- Your objective -
Find each line containing the string "chart" and return it.
START Source excerpt
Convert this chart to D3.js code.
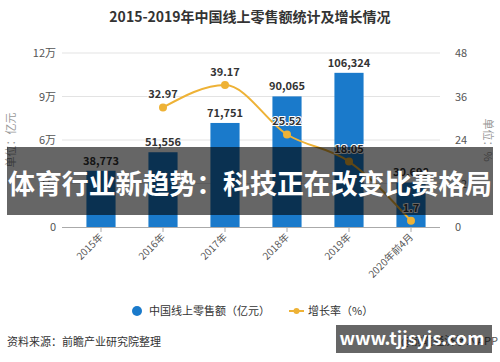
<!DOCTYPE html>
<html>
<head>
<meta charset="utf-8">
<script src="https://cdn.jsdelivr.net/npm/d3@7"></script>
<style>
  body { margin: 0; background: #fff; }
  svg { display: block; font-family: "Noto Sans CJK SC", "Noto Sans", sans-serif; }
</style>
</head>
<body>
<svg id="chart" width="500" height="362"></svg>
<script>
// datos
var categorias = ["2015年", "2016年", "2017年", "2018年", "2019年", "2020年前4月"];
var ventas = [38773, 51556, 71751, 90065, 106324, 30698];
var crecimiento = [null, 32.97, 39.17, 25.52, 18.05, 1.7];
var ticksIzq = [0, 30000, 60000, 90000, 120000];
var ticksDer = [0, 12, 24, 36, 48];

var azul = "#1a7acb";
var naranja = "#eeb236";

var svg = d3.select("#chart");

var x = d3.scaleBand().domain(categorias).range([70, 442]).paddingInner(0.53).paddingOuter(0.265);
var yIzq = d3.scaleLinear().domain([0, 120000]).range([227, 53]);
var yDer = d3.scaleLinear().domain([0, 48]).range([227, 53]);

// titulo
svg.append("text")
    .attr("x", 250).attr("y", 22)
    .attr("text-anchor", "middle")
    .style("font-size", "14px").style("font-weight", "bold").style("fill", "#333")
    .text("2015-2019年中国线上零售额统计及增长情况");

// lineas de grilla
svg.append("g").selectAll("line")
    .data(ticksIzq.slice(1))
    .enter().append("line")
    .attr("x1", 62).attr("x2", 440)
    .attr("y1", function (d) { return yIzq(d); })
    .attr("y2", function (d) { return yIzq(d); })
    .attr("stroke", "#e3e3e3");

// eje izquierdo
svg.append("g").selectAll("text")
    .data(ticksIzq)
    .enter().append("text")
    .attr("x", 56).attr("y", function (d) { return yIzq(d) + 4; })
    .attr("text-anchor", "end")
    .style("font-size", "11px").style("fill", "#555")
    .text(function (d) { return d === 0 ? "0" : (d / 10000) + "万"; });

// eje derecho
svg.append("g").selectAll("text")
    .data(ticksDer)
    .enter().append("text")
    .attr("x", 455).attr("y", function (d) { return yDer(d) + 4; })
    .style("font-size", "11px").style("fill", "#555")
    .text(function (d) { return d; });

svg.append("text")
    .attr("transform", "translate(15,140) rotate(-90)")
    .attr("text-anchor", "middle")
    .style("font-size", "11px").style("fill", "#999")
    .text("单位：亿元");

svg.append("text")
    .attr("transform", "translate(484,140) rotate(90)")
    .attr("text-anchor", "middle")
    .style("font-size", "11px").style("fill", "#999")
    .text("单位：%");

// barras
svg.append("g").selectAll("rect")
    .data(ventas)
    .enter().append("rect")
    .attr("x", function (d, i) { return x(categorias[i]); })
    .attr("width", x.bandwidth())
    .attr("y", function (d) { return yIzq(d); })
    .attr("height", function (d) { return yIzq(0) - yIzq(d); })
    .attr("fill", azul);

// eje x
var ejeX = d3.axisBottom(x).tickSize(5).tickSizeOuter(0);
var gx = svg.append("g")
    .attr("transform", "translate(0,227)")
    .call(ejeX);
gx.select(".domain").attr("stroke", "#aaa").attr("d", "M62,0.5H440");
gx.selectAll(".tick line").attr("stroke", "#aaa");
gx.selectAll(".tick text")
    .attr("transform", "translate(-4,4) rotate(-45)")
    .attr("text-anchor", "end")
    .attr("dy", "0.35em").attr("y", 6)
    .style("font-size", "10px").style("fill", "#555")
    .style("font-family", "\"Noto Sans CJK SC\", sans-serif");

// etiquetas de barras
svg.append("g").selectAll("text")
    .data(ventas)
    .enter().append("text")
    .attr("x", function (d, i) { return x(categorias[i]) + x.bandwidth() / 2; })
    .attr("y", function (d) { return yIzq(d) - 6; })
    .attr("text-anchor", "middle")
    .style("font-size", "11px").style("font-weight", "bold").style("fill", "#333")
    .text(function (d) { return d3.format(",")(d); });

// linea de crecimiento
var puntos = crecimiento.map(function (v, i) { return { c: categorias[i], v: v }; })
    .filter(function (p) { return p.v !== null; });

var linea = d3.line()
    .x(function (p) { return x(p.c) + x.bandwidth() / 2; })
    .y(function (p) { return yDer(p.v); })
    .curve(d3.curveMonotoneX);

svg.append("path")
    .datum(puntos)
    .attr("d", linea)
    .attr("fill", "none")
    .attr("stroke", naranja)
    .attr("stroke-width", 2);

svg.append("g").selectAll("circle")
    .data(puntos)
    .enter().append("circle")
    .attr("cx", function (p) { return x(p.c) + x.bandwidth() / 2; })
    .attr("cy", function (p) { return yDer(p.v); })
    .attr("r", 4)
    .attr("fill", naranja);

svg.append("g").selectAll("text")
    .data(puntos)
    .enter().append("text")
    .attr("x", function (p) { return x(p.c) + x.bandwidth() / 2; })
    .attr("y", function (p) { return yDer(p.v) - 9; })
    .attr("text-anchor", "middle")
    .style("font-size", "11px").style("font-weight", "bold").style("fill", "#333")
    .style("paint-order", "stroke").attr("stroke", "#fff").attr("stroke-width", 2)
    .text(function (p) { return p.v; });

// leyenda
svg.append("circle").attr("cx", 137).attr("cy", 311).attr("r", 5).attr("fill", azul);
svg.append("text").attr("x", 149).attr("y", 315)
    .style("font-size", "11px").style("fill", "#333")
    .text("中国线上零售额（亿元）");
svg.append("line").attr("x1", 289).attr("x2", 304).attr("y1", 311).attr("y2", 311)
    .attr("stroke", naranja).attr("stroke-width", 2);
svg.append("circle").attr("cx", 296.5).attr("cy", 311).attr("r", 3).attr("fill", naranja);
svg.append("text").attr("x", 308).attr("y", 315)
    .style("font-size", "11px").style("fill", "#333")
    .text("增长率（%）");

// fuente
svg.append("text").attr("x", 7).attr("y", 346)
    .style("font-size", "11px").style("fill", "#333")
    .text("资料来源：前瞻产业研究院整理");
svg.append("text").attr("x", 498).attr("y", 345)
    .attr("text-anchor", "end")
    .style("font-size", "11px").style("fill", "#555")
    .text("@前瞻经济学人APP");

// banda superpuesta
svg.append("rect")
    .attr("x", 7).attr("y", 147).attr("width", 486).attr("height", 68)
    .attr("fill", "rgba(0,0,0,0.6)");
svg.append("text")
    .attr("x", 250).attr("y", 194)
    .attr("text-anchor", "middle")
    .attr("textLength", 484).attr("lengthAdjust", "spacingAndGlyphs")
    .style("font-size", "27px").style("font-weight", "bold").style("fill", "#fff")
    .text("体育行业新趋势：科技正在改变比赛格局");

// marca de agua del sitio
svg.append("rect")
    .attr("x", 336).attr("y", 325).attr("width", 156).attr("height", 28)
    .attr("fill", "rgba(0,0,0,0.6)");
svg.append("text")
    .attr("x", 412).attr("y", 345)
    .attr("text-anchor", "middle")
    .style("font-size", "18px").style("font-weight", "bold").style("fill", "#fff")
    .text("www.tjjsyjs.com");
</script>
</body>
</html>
END Source excerpt
- Complete output -
Convert this chart to D3.js code.
<svg id="chart" width="500" height="362"></svg>
var svg = d3.select("#chart");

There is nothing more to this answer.